In Designing Your Life, Bill Burnett and Dave Evans show how design thinking can help individuals create a life that is both meaningful and fulfilling or in their words, a well-lived and joyful life. In their view, a “well-designed life is a life that is generative – it is constantly creative, productive, changing, evolving, and there is always the possibility of surprise.” It is also “a life in which who you are, what you believe, and what you do all line up together.”

Based on their popular class of the same name at Stanford University, Designing Your Life describes the design thinking process as it is applied to designing one’s life which starts where one is and moves to building a compass, wayfinding, getting unstuck, design your lives, prototyping, designing your dream job, choosing happiness, failure immunity and building a team. Five important mind-sets to learn to design one’s life are curiosity, bias to action, reframing, awareness, and radical collaboration.
Key in their approach is that one needs to think like a designer when doing life design. Designers don’t think their way forward. They build their way forward. Designing Your Life focuses on jobs and careers as a major part of life. It also considers areas like health, work, play, and love as one needs to understand how work fits into the rest of one’s life to be able to design one’s work. “A well-designed life is supported by a healthy body, and engaged mind, and often, though not always, some form of spiritual practice” that is “based on a belief in something bigger than ourselves,” they also suggest.
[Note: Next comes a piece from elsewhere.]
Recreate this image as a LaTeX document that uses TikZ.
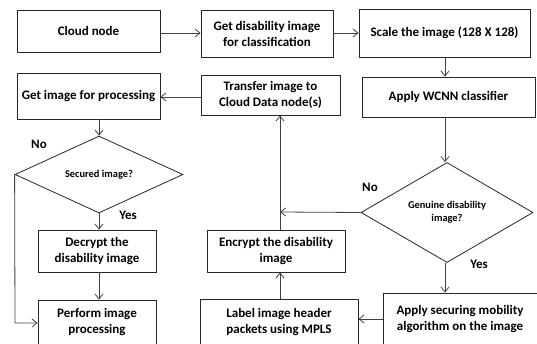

Walking through the Design Your Life process, they offer useful reframing (RF) of what they call dysfunctional beliefs (DB) such as:
- DB: Your degree determines your career. RF: Three-quarters of all college grads don’t end up working in a career related to their majors.
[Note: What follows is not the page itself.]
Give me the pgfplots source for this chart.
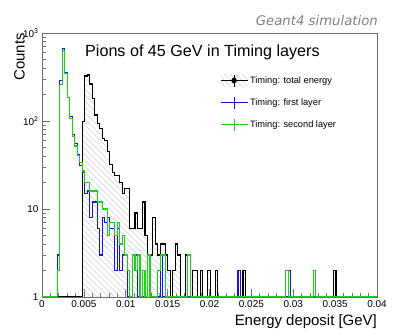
\documentclass[border=0pt]{standalone}
\usepackage{fontspec}
\setmainfont{Liberation Sans}
\newfontfamily\geantfont{DejaVu Sans}
\usepackage{pgfplots}
\usepackage{pgfplotstable}
\pgfplotsset{compat=1.18}
\usetikzlibrary{patterns.meta}
\definecolor{rootblue}{RGB}{20,20,225}
\definecolor{rootgreen}{RGB}{25,210,25}
\definecolor{framegray}{RGB}{110,110,110}
\definecolor{hatchgray}{RGB}{205,205,205}

% bin left edge [GeV], counts (only where the count changes)
\pgfplotstableread{
x      n
0      1
0.0048 98
0.0051 325
0.0054 333
0.0057 263
0.0060 181
0.0063 117
0.0066 94
0.0069 83
0.0072 63
0.0075 60
0.0078 45
0.0081 32
0.0084 26
0.0087 24
0.0090 24
0.0093 20
0.0096 15
0.0099 17
0.0102 17
0.0105 6
0.0108 6
0.0111 9
0.0114 6
0.0117 6
0.0120 12
0.0123 5
0.0126 3
0.0129 3
0.0132 8
0.0135 4
0.0138 3
0.0141 4
0.0144 4
0.0147 3
0.0150 2
0.0153 1
0.0156 2
0.0159 4
0.0162 3
0.0165 1
0.0171 3
0.0174 1
0.0180 2
0.0186 1
0.0189 2
0.0192 1
0.0198 2
0.0201 1
0.0207 2
0.0210 1
0.0240 2
0.0243 1
0.0348 2
0.0351 1
0.0402 1
}\totaltable

\begin{document}
\begin{tikzpicture}
\path[use as bounding box] (-42bp,-34bp) rectangle (377bp,297bp);
\begin{axis}[
    scale only axis,
    width=335bp, height=264bp,
    at={(0,0)}, anchor=south west,
    xmin=0, xmax=0.04,
    ymode=log, ymin=1, ymax=1000,
    scaled x ticks=false,
    axis line style={framegray, line width=0.9bp},
    tick style={framegray, line width=0.7bp},
    tick align=inside,
    xtick pos=bottom, ytick pos=left,
    major tick length=8bp, minor tick length=4bp,
    xtick={0,0.005,0.01,0.015,0.02,0.025,0.03,0.035,0.04},
    xticklabels={0,0.005,0.01,0.015,0.02,0.025,0.03,0.035,0.04},
    minor xtick={0.001,0.002,0.003,0.004,0.006,0.007,0.008,0.009,
                 0.011,0.012,0.013,0.014,0.016,0.017,0.018,0.019,
                 0.021,0.022,0.023,0.024,0.026,0.027,0.028,0.029,
                 0.031,0.032,0.033,0.034,0.036,0.037,0.038,0.039},
    ytick={1,10,100,1000},
    yticklabels={1,10,10\textsuperscript{2},10\textsuperscript{3}},
    minor ytick={2,3,4,5,6,7,8,9,20,30,40,50,60,70,80,90,
                 200,300,400,500,600,700,800,900},
    tick label style={font=\fontsize{10}{12}\selectfont},
    legend cell align=left,
    legend style={at={(0.531,0.845)}, anchor=north west,
                  draw=none, fill=none, inner sep=0pt,
                  font=\fontsize{9.3}{11}\selectfont,
                  row sep=9.3bp},
]
% hatched area under the total energy histogram
\addplot[const plot, draw=none, forget plot,
         pattern={Lines[angle=-45, distance=4.2bp, line width=0.5bp]},
         pattern color=hatchgray] table[x=x, y=n] {\totaltable};
% Timing: total energy
\addplot[const plot, black, line width=1.1bp,
         legend image code/.code={
            \fill[draw=none, pattern={Lines[angle=-45, distance=4.2bp, line width=0.5bp]},
                  pattern color=hatchgray] (0bp,-6bp) rectangle (27bp,6bp);
            \draw[black, line width=1bp] (0bp,0bp) -- (27bp,0bp);
            \draw[black, line width=0.8bp] (13.5bp,-6bp) -- (13.5bp,6bp);
            \fill[black] (13.5bp,0bp) circle (2.2bp);}]
    table[x=x, y=n] {\totaltable};
\addlegendentry{Timing: total energy}
% Timing: first layer
\addplot[const plot, rootblue, line width=1.1bp,
         legend image code/.code={
            \draw[rootblue, line width=1bp] (0bp,0bp) -- (27bp,0bp);
            \draw[rootblue, line width=0.8bp] (13.5bp,-6bp) -- (13.5bp,6bp);}]
coordinates {
(0,1) (0.0018,3) (0.0021,292) (0.0024,670) (0.0027,360) (0.0030,185)
(0.0033,112) (0.0036,70) (0.0039,55) (0.0042,42) (0.0045,31) (0.0048,26)
(0.0051,15) (0.0054,16) (0.0057,8) (0.0060,12) (0.0063,12) (0.0066,6)
(0.0069,3) (0.0072,8) (0.0075,7) (0.0078,8) (0.0081,6) (0.0084,6)
(0.0087,2) (0.0090,6) (0.0093,2) (0.0096,3) (0.0099,3) (0.0102,1)
(0.0108,3) (0.0114,1) (0.0126,3) (0.0129,1) (0.0141,3) (0.0144,1)
(0.0234,2) (0.0237,1) (0.0294,2) (0.0297,1) (0.0402,1)
};
\addlegendentry{Timing: first layer}
% Timing: second layer
\addplot[const plot, rootgreen, line width=1.1bp,
         legend image code/.code={
            \draw[rootgreen, line width=1bp] (0bp,0bp) -- (27bp,0bp);
            \draw[rootgreen, line width=0.8bp] (13.5bp,-6bp) -- (13.5bp,6bp);}]
coordinates {
(0,1) (0.0018,2) (0.0021,257) (0.0024,640) (0.0027,350) (0.0030,185)
(0.0033,108) (0.0036,66) (0.0039,52) (0.0042,41) (0.0045,34) (0.0048,27)
(0.0051,20) (0.0054,20) (0.0057,16) (0.0060,16) (0.0063,16) (0.0066,12)
(0.0069,12) (0.0072,10) (0.0075,10) (0.0078,5) (0.0081,7) (0.0084,7)
(0.0087,5) (0.0090,7) (0.0093,4) (0.0096,5) (0.0099,3) (0.0102,2)
(0.0105,1) (0.0108,3) (0.0111,2) (0.0114,3) (0.0117,1) (0.0120,2)
(0.0123,1) (0.0126,3) (0.0129,1) (0.0138,2) (0.0141,3) (0.0147,1)
(0.0174,3) (0.0177,1) (0.0291,2) (0.0294,1) (0.0324,2) (0.0327,1)
(0.0402,1)
};
\addlegendentry{Timing: second layer}
\end{axis}
\node[anchor=west, inner sep=0pt, font=\fontsize{16.2}{19}\selectfont]
    at (43bp,245bp) {Pions of 45 GeV in Timing layers};
\node[anchor=east, inner sep=0pt, text=gray, font=\geantfont\itshape\fontsize{13.3}{16}\selectfont]
    at (336bp,276bp) {Geant4 simulation};
\node[rotate=90, anchor=south east, inner sep=0pt, font=\fontsize{15}{18}\selectfont]
    at (-17bp,264bp) {Counts};
\node[anchor=north east, inner sep=0pt, font=\fontsize{15}{18}\selectfont]
    at (335bp,-17bp) {Energy deposit [GeV]};
\end{tikzpicture}
\end{document}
- DB: If you are successful, you will be happy. RF: True happiness comes from designing a life that works for you.
- DB: It’s too late. RF: It’s never too late to design a life you love.
- DB: I should already know where I am going. RF: You can’t know where you are going until you know where you are.
- DB: I should know where I’m going. RF: I won’t always know where I’m going – but I can always know whether I’m going in the right direction.
- DB: Work is not supposed to be enjoyable; that’s why they call it work. RF: Enjoyment is a guide to finding the right work for you.
- DB: I’m stuck. RF: I’m never stuck, because I can always generate a lot of ideas.
- DB: I have to find the one right idea. RF: I need a lot of ideas so that I can explore any number of possibilities for my future.
- DB: I need to figure out my best possible life, make a plan, then execute it. RF: There are multiple great lives (and plans) within me, and I get to choose which one to build my way forward to next.
- DB: If I comprehensively research the best data for all aspects of my plan, I’ll be fine. RF: I should build prototypes to explore questions about my alternatives.
- DB: You should focus on your need to find a job. RF: You should focus on the hiring manager’s need to find the right person.
- DB: My dream job is out there waiting. RF: You design your dream job through a process of actively seeking and co-creating it.
- DB: Networking is just hustling people – it’s slimy. RF: Networking is just asking for directions.
- DB: I am looking for a job. RF: I am pursuing a number of offers.
- DB: To be happy, I have to make the right choice. RF: There is no right choice – only good choosing.
- DB: Happiness is having it all. RF: Happiness is letting go of what you don’t need.
- DB: We judge our life by the outcome. RF: Life is a process, not an outcome.
- DB: Life is a finite game, with winners and losers. RF: Life is an infinite game, with no winners or losers.
- DB: It’s my life, I have to design it myself. RF: You live and design your life in collaboration with others.
- DB: I finished designing my life; the hard work is done, and everything will be great. RF: You never finish designing your life – life is a joyous and never-ending design project of building your way forward.